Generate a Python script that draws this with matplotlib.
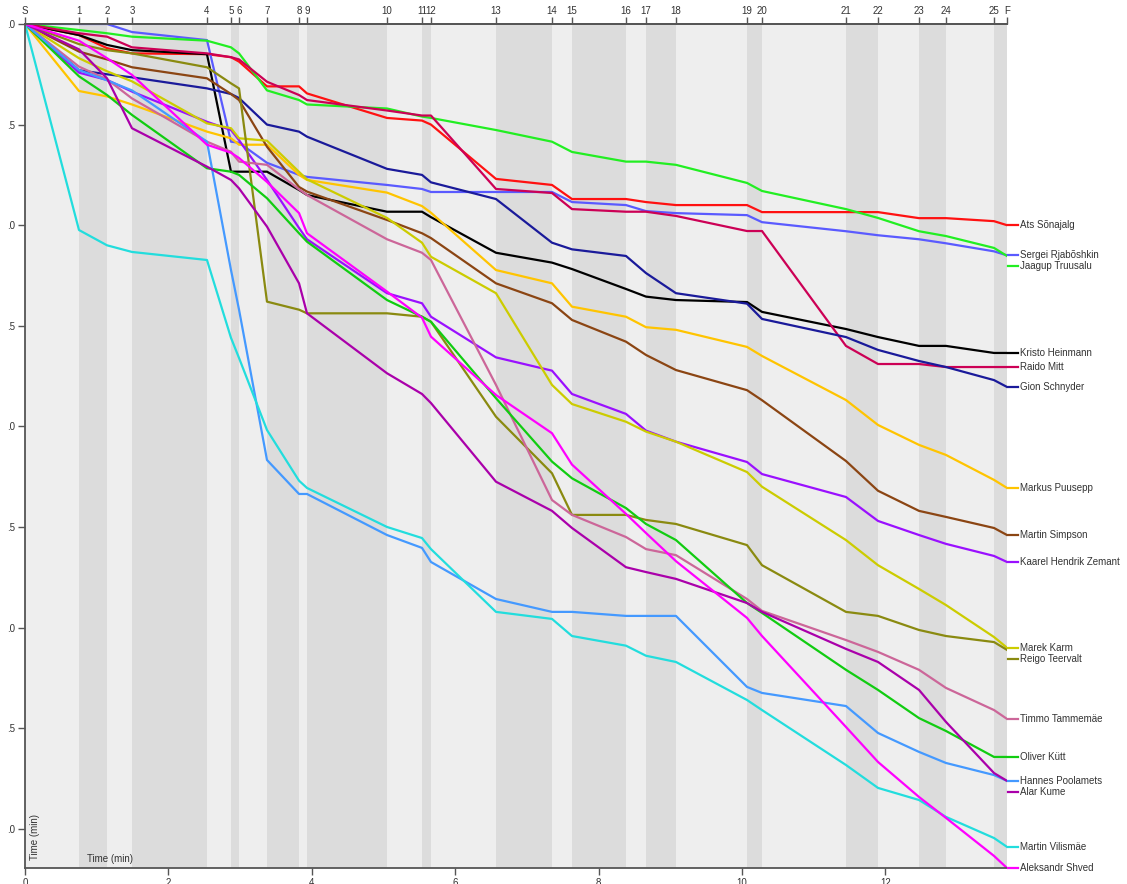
import matplotlib
matplotlib.use("Agg")
import matplotlib.pyplot as plt
import numpy as np

plt.rcParams['font.family'] = ['Liberation Sans', 'DejaVu Sans']

controls = ['S'] + [str(i) for i in range(1, 26)] + ['F']
control_times = [0, 0.753, 1.144, 1.492, 2.538, 2.873, 2.985, 3.375, 3.822, 3.933,
                 5.049, 5.537, 5.662, 6.569, 7.350, 7.629, 8.382, 8.661, 9.079,
                 10.070, 10.279, 11.450, 11.897, 12.469, 12.845, 13.515, 13.696]

ats = [0, 0.055, 0.12, 0.146, 0.15, 0.165, 0.187, 0.31, 0.31, 0.345, 0.467, 0.48, 0.50,
       0.77, 0.80, 0.87, 0.87, 0.885, 0.90, 0.90, 0.935, 0.935, 0.935, 0.965, 0.965, 0.98, 1.0]
sergei = [0, 0, 0, 0.04, 0.08, 0.585, 0.59, 0.69, 0.75, 0.76, 0.80, 0.82, 0.835, 0.835,
          0.835, 0.885, 0.90, 0.93, 0.94, 0.95, 0.985, 1.03, 1.05, 1.07, 1.09, 1.13, 1.15]
jaagup = [0, 0.03, 0.046, 0.063, 0.083, 0.116, 0.146, 0.33, 0.378, 0.40, 0.42, 0.46, 0.467,
          0.527, 0.585, 0.636, 0.684, 0.684, 0.70, 0.79, 0.83, 0.92, 0.964, 1.03, 1.054, 1.113, 1.153]
kristo = [0, 0.055, 0.104, 0.13, 0.15, 0.734, 0.734, 0.734, 0.825, 0.85, 0.933, 0.933, 0.96,
          1.137, 1.186, 1.218, 1.317, 1.355, 1.372, 1.382, 1.431, 1.516, 1.556, 1.60, 1.60, 1.635, 1.635]
raido = [0, 0.046, 0.063, 0.116, 0.146, 0.165, 0.176, 0.287, 0.353, 0.378, 0.43, 0.455, 0.455,
         0.82, 0.84, 0.92, 0.933, 0.933, 0.954, 1.029, 1.029, 1.60, 1.69, 1.69, 1.705, 1.705, 1.705]
gion = [0, 0.23, 0.25, 0.265, 0.32, 0.348, 0.368, 0.50, 0.535, 0.56, 0.72, 0.75, 0.787, 0.87,
        1.087, 1.12, 1.153, 1.238, 1.338, 1.39, 1.466, 1.556, 1.62, 1.675, 1.705, 1.77, 1.804]
markus = [0, 0.333, 0.36, 0.40, 0.535, 0.568, 0.60, 0.60, 0.75, 0.775, 0.838, 0.905, 0.938,
          1.223, 1.289, 1.405, 1.455, 1.507, 1.52, 1.605, 1.65, 1.869, 1.993, 2.092, 2.142, 2.266, 2.306]
simpson = [0, 0.137, 0.176, 0.215, 0.27, 0.348, 0.378, 0.61, 0.81, 0.833, 0.974, 1.04, 1.064,
           1.289, 1.388, 1.471, 1.579, 1.645, 1.72, 1.82, 1.87, 2.172, 2.32, 2.42, 2.45, 2.505, 2.54]
kaarel = [0, 0.242, 0.278, 0.336, 0.486, 0.527, 0.577, 0.775, 1.014, 1.07, 1.338, 1.388, 1.455,
          1.657, 1.723, 1.839, 1.938, 2.021, 2.076, 2.177, 2.237, 2.351, 2.47, 2.54, 2.584, 2.644, 2.674]
marek = [0, 0.17, 0.235, 0.285, 0.494, 0.518, 0.568, 0.58, 0.735, 0.772, 0.964, 1.087, 1.157,
         1.338, 1.794, 1.889, 1.977, 2.026, 2.076, 2.227, 2.30, 2.565, 2.69, 2.808, 2.888, 3.047, 3.10]
reigo = [0, 0.10, 0.13, 0.146, 0.215, 0.295, 0.32, 1.38, 1.42, 1.438, 1.438, 1.455, 1.48,
         1.952, 2.233, 2.44, 2.44, 2.465, 2.485, 2.59, 2.69, 2.922, 2.942, 3.012, 3.042, 3.072, 3.111]
timmo = [0, 0.212, 0.275, 0.37, 0.585, 0.635, 0.684, 0.70, 0.822, 0.85, 1.07, 1.137, 1.173,
         1.794, 2.366, 2.44, 2.55, 2.61, 2.64, 2.858, 2.917, 3.062, 3.121, 3.21, 3.30, 3.41, 3.454]
oliver = [0, 0.26, 0.353, 0.452, 0.717, 0.734, 0.75, 0.866, 1.04, 1.082, 1.372, 1.455, 1.48,
          1.86, 2.175, 2.258, 2.406, 2.485, 2.565, 2.878, 2.927, 3.21, 3.31, 3.45, 3.514, 3.643, 3.643]
hannes = [0, 0.229, 0.28, 0.33, 0.585, 1.223, 1.42, 2.167, 2.336, 2.336, 2.54, 2.604, 2.674,
          2.858, 2.922, 2.922, 2.942, 2.942, 2.942, 3.295, 3.325, 3.39, 3.524, 3.618, 3.673, 3.733, 3.762]
alar = [0, 0.126, 0.27, 0.518, 0.709, 0.775, 0.817, 1.007, 1.289, 1.438, 1.736, 1.839, 1.884,
        2.275, 2.42, 2.505, 2.70, 2.724, 2.758, 2.878, 2.922, 3.106, 3.171, 3.31, 3.469, 3.723, 3.762]
vilismae = [0, 1.024, 1.10, 1.133, 1.173, 1.56, 1.66, 2.018, 2.27, 2.306, 2.50, 2.555, 2.61,
            2.922, 2.957, 3.042, 3.09, 3.14, 3.171, 3.36, 3.41, 3.683, 3.797, 3.857, 3.941, 4.046, 4.09]
shved = [0, 0.083, 0.17, 0.253, 0.60, 0.64, 0.666, 0.785, 0.94, 1.04, 1.33, 1.46, 1.554,
         1.844, 2.034, 2.19, 2.435, 2.53, 2.67, 2.952, 3.042, 3.494, 3.668, 3.842, 3.946, 4.135, 4.195]

names = ['Ats Sõnajalg', 'Sergei Rjabõshkin', 'Jaagup Truusalu', 'Kristo Heinmann',
         'Raido Mitt', 'Gion Schnyder', 'Markus Puusepp', 'Martin Simpson',
         'Kaarel Hendrik Zemant', 'Marek Karm', 'Reigo Teervalt', 'Timmo Tammemäe',
         'Oliver Kütt', 'Hannes Poolamets', 'Alar Kume', 'Martin Vilismäe', 'Aleksandr Shved']
series = [ats, sergei, jaagup, kristo, raido, gion, markus, simpson, kaarel, marek,
          reigo, timmo, oliver, hannes, alar, vilismae, shved]
colors = ['#ff1111', '#5a5aff', '#22ee22', '#000000', '#cc0055', '#1a1a9a', '#ffc400',
          '#8b4513', '#9a10ff', '#cccc00', '#8a8a10', '#cc6699', '#11cc11', '#4499ff',
          '#aa00aa', '#22dddd', '#ff00ff']

y_ticks = [0, -0.5, -1.0, -1.5, -2.0, -2.5, -3.0, -3.5, -4.0]
y_tick_labels = ['.0', '.5', '.0', '.5', '.0', '.5', '.0', '.5', '.0']
x_ticks = [0, 2, 4, 6, 8, 10, 12]

W, H = 1127, 884
fig = plt.figure(figsize=(W / 100, H / 100), dpi=100)
ax = fig.add_axes([25 / W, 1 - 868 / H, (1007 - 25) / W, (868 - 24) / H])
ymin = -4.195
ax.set_xlim(0, control_times[-1])
ax.set_ylim(ymin, 0)

for i in range(1, len(control_times)):
    ax.axvspan(control_times[i - 1], control_times[i], color='#eeeeee' if i % 2 == 1 else '#dcdcdc',
               lw=0, zorder=0)

for vals, c in zip(series, colors):
    ax.plot(control_times, -np.array(vals), color=c, lw=1.6, zorder=2, solid_joinstyle='round')

# labels at right with de-overlap
order = sorted(range(len(series)), key=lambda k: (series[k][-1], k))
gap = 0.055
prev = -10
xf = control_times[-1]
for k in order:
    ly = max(series[k][-1], prev + gap)
    prev = ly
    ax.plot([xf + 0.02, xf + 0.16], [-ly, -ly], color=colors[k], lw=1.6, clip_on=False, zorder=3)
    ax.text(xf + 0.18, -ly, names[k], fontsize=7, color='#333333', va='center', ha='left',
            clip_on=False)

spc = '#555555'
for s in ['left', 'top', 'bottom']:
    ax.spines[s].set_color(spc)
    ax.spines[s].set_linewidth(1.3)
ax.spines['right'].set_visible(False)

ax.set_yticks(y_ticks)
ax.set_yticklabels(y_tick_labels)
ax.set_xticks(x_ticks)
ax.set_xticklabels([str(v) for v in x_ticks])
ax.tick_params(axis='both', labelsize=7, colors='#333333', length=5, width=1, direction='out', pad=2)
ax.tick_params(axis='both', color=spc)

top = ax.secondary_xaxis('top')
top.set_xticks(control_times)
top.set_xticklabels(controls)
top.tick_params(labelsize=7, colors='#333333', length=5, width=1, direction='out', pad=1)
top.tick_params(color=spc)
top.spines['top'].set_color(spc)
top.spines['top'].set_linewidth(1.3)

ax.text(0.14, -4.04, 'Time (min)', rotation=90, fontsize=7, color='#333333',
        va='center', ha='center', zorder=4)
ax.text(0.86, -4.15, 'Time (min)', fontsize=7, color='#333333', va='center', ha='left', zorder=4)

fig.savefig('out.png', dpi=100)
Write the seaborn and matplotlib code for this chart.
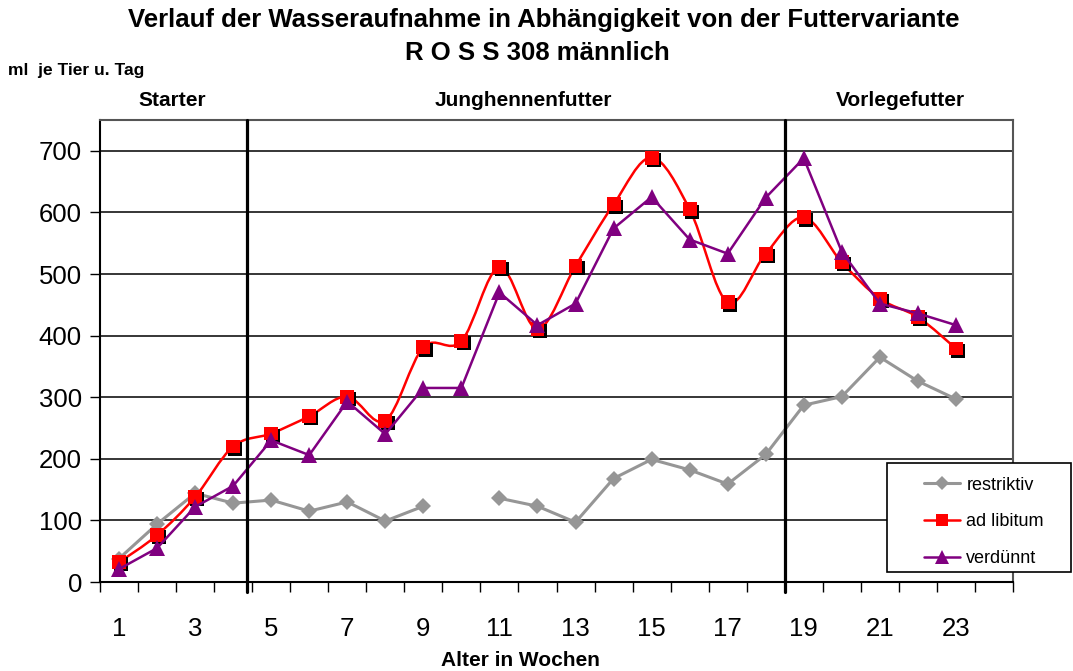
import numpy as np
import pandas as pd
import matplotlib
matplotlib.use("Agg")
import matplotlib.pyplot as plt
import matplotlib.transforms as mtransforms
from matplotlib.path import Path
from matplotlib.patches import PathPatch, Rectangle
from matplotlib.lines import Line2D
import seaborn as sns

# Werte (ml je Tier u. Tag)
wochen = list(range(1, 24))
restriktiv = [38, 94, 144, 128, 133, 115, 130, 99, 123, np.nan, 136, 123, 97,
              168, 199, 182, 159, 207, 287, 301, 365, 326, 297]
ad_libitum = [32, 76, 138, 220, 241, 269, 301, 262, 381, 391, 511, 411, 513,
              613, 689, 605, 454, 533, 592, 519, 460, 430, 379]
verduennt = [21, 55, 122, 156, 230, 206, 293, 240, 315, 315, 470, 417, 452,
             574, 625, 556, 533, 624, 688, 536, 452, 436, 417]
phasen = ["Starter", "Junghennenfutter", "Vorlegefutter"]
phasen_grenzen = [4.37, 18.5]
y_ticks = [0, 100, 200, 300, 400, 500, 600, 700]

sns.set_style("white")
plt.rcParams["font.family"] = ["Liberation Sans", "DejaVu Sans"]
plt.rcParams["text.color"] = "black"
plt.rcParams["xtick.color"] = "black"
plt.rcParams["ytick.color"] = "black"
plt.rcParams["xtick.labelcolor"] = "black"
plt.rcParams["ytick.labelcolor"] = "black"

GRAU = "#969696"
ROT = "#ff0000"
LILA = "#800080"

df = pd.DataFrame({"Woche": wochen, "restriktiv": restriktiv,
                   "ad libitum": ad_libitum, "verdünnt": verduennt})
# Luecke bei restriktiv (Woche 10) -> zwei Abschnitte
df["abschnitt"] = (df["restriktiv"].isna()).cumsum()

fig = plt.figure(figsize=(10.73, 6.71), dpi=100)
ax = fig.add_axes([100/1073, 1-582/671, 913/1073, 462/671])

# Gitter
for y in y_ticks[1:]:
    ax.axhline(y, color="black", lw=1.1, zorder=0)

# restriktiv
sns.lineplot(data=df.dropna(subset=["restriktiv"]), x="Woche", y="restriktiv",
             units="abschnitt", estimator=None, color=GRAU, lw=2.2,
             marker="D", markersize=8, markeredgewidth=0, ax=ax, zorder=3)

# ad libitum: geglaettete Linie (Bezier wie Excel)
pts = np.column_stack([df["Woche"], df["ad libitum"]]).astype(float)
verts = [pts[0]]
codes = [Path.MOVETO]
n = len(pts)
for i in range(n - 1):
    p0 = pts[max(i - 1, 0)]
    p1 = pts[i]
    p2 = pts[i + 1]
    p3 = pts[min(i + 2, n - 1)]
    c1 = p1 + (p2 - p0) / 6
    c2 = p2 - (p3 - p1) / 6
    verts += [c1, c2, p2]
    codes += [Path.CURVE4] * 3
ax.add_patch(PathPatch(Path(verts, codes), facecolor="none", edgecolor=ROT,
                       lw=1.8, zorder=4))
schatten = mtransforms.offset_copy(ax.transData, fig=fig, x=2.2, y=-2.2, units="dots")
ax.plot(df["Woche"], df["ad libitum"], ls="none", marker="s", markersize=10,
        color="black", markeredgewidth=0, transform=schatten, zorder=4)
sns.scatterplot(data=df, x="Woche", y="ad libitum", marker="s", s=100,
                color=ROT, edgecolor="none", ax=ax, zorder=5)

# verduennt
sns.lineplot(data=df, x="Woche", y="verdünnt", color=LILA, lw=1.8,
             marker="^", markersize=12, markeredgewidth=0, ax=ax, zorder=6)

# Phasengrenzen
for xg in phasen_grenzen:
    ax.plot([xg, xg], [-16, 750], color="black", lw=2.3, clip_on=False, zorder=7)

ax.set_xlim(0.5, 24.5)
ax.set_ylim(0, 750)
ax.set_yticks(y_ticks)
ax.set_yticklabels([str(v) for v in y_ticks], fontsize=18.5)
ax.set_xticks(np.arange(0.5, 25, 1))
ax.set_xticklabels([])
ax.set_xticks(wochen[::2], minor=True)
ax.set_xticklabels([str(w) for w in wochen[::2]], minor=True, fontsize=18.5)
ax.tick_params(axis="x", which="major", direction="out", length=7, width=1,
               color="black", bottom=True)
ax.tick_params(axis="x", which="minor", length=0, pad=25)
ax.tick_params(axis="y", direction="out", length=7, width=1, color="black",
               left=True, pad=6)
ax.set_xlabel("")
ax.set_ylabel("")
for side in ["left", "bottom"]:
    ax.spines[side].set_color("black")
    ax.spines[side].set_linewidth(1.5)
for side in ["top", "right"]:
    ax.spines[side].set_color("#555555")
    ax.spines[side].set_linewidth(1.5)

# Texte
fig.text(544/1073, 1-20/671, "Verlauf der Wasseraufnahme in Abhängigkeit von der Futtervariante",
         ha="center", va="center", fontsize=18.5, fontweight="bold")
fig.text(537/1073, 1-53/671, "R O S S 308 männlich",
         ha="center", va="center", fontsize=18.5, fontweight="bold")
fig.text(8/1073, 1-70/671, "ml  je Tier u. Tag", ha="left", va="center",
         fontsize=12.5, fontweight="bold")
for txt, xp in zip(phasen, [172, 523, 900]):
    fig.text(xp/1073, 1-101/671, txt, ha="center", va="center",
             fontsize=15, fontweight="bold")
fig.text(520/1073, 1-660/671, "Alter in Wochen", ha="center", va="center",
         fontsize=15, fontweight="bold")

# Legende
fig.add_artist(Rectangle((887/1073, 1-572/671), 184/1073, 109/671,
                         transform=fig.transFigure, facecolor="white",
                         edgecolor="black", lw=1.2, zorder=5))
handles = [
    Line2D([], [], color=GRAU, lw=2.2, marker="D", markersize=7, markeredgewidth=0),
    Line2D([], [], color=ROT, lw=1.8, marker="s", markersize=8.5, markeredgewidth=0),
    Line2D([], [], color=LILA, lw=1.8, marker="^", markersize=10, markeredgewidth=0),
]
leg = fig.legend(handles, ["restriktiv", "ad libitum", "verdünnt"],
                 loc="center left", bbox_to_anchor=(924/1073, 1-522/671),
                 frameon=False, fontsize=13, handlelength=2.0,
                 handletextpad=0.35, labelspacing=1.1, borderpad=0,
                 borderaxespad=0)
leg.set_zorder(6)

fig.savefig("out.png", dpi=100)
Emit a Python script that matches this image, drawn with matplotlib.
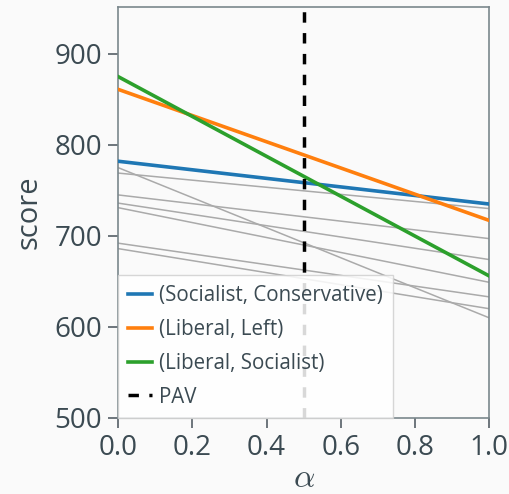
import matplotlib
matplotlib.use("Agg")
import matplotlib.pyplot as plt
import numpy as np

alpha_vals = [0.0, 1.0]
blue_scores = [782, 735]
orange_scores = [861, 717]
green_scores = [875, 656]
gray_starts = [775, 769, 745, 736, 731, 692, 686]
gray_ends = [610, 730, 697, 674, 649, 633, 620]
pav_alpha = 0.5
legend_labels = ["(Socialist, Conservative)", "(Liberal, Left)", "(Liberal, Socialist)", "PAV"]
xticks = [0.0, 0.2, 0.4, 0.6, 0.8, 1.0]
yticks = [500, 600, 700, 800, 900]

txt = "#3b4a52"
plt.rcParams['font.family'] = ['Open Sans', 'DejaVu Sans']
plt.rcParams['mathtext.fontset'] = 'cm'

fig = plt.figure(figsize=(5.09, 4.94), dpi=100, facecolor="#fafafa")
ax = fig.add_axes([0.232, 0.154, 0.729, 0.831])
ax.set_facecolor("#fafafa")

for s, e in zip(gray_starts, gray_ends):
    ax.plot(alpha_vals, [s, e], color="#aaaaaa", lw=1.1, zorder=2)
ax.plot(alpha_vals, blue_scores, color="#1f77b4", lw=2.6, label=legend_labels[0], zorder=3)
ax.plot(alpha_vals, orange_scores, color="#ff7f0e", lw=2.6, label=legend_labels[1], zorder=3)
ax.plot(alpha_vals, green_scores, color="#2ca02c", lw=2.6, label=legend_labels[2], zorder=3)
ax.axvline(pav_alpha, color="black", lw=2.5, ls=(0, (3, 3)), label=legend_labels[3], zorder=3)

ax.set_xlim(0, 1)
ax.set_ylim(500, 951)
ax.set_xticks(xticks)
ax.set_yticks(yticks)
ax.set_xticklabels([f"{v:.1f}" for v in xticks])
ax.tick_params(labelsize=20, colors="#555f66", labelcolor=txt, length=7.5, width=1.2, pad=4)
for sp in ax.spines.values():
    sp.set_color("#7a878c")
    sp.set_linewidth(1.2)
ax.set_ylabel("score", fontsize=21, color=txt, labelpad=8)
ax.set_xlabel(r"$\alpha$", fontsize=24, color=txt, labelpad=0)

leg = ax.legend(loc="lower left", borderaxespad=0, fontsize=14.8, fancybox=False,
                framealpha=0.85, edgecolor="#d0d0d0", handlelength=1.15,
                handletextpad=0.35, labelspacing=0.62, borderpad=0.5)
for t in leg.get_texts():
    t.set_color(txt)
leg.get_frame().set_linewidth(1.0)

fig.savefig("out.png", dpi=100, facecolor=fig.get_facecolor())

_ _ _ _

→ **Exercise requirements**: From the records above, transcribe exactly the lines starting at the one containing "Write the seaborn" and ending at the one containing "import seaborn as sns". Skip the pictures.

→ **The reply**:
Write the seaborn and matplotlib code for this chart.
import numpy as np
import pandas as pd
import matplotlib
matplotlib.use("Agg")
import matplotlib.pyplot as plt
import matplotlib.transforms as mtransforms
from matplotlib.path import Path
from matplotlib.patches import PathPatch, Rectangle
from matplotlib.lines import Line2D
import seaborn as sns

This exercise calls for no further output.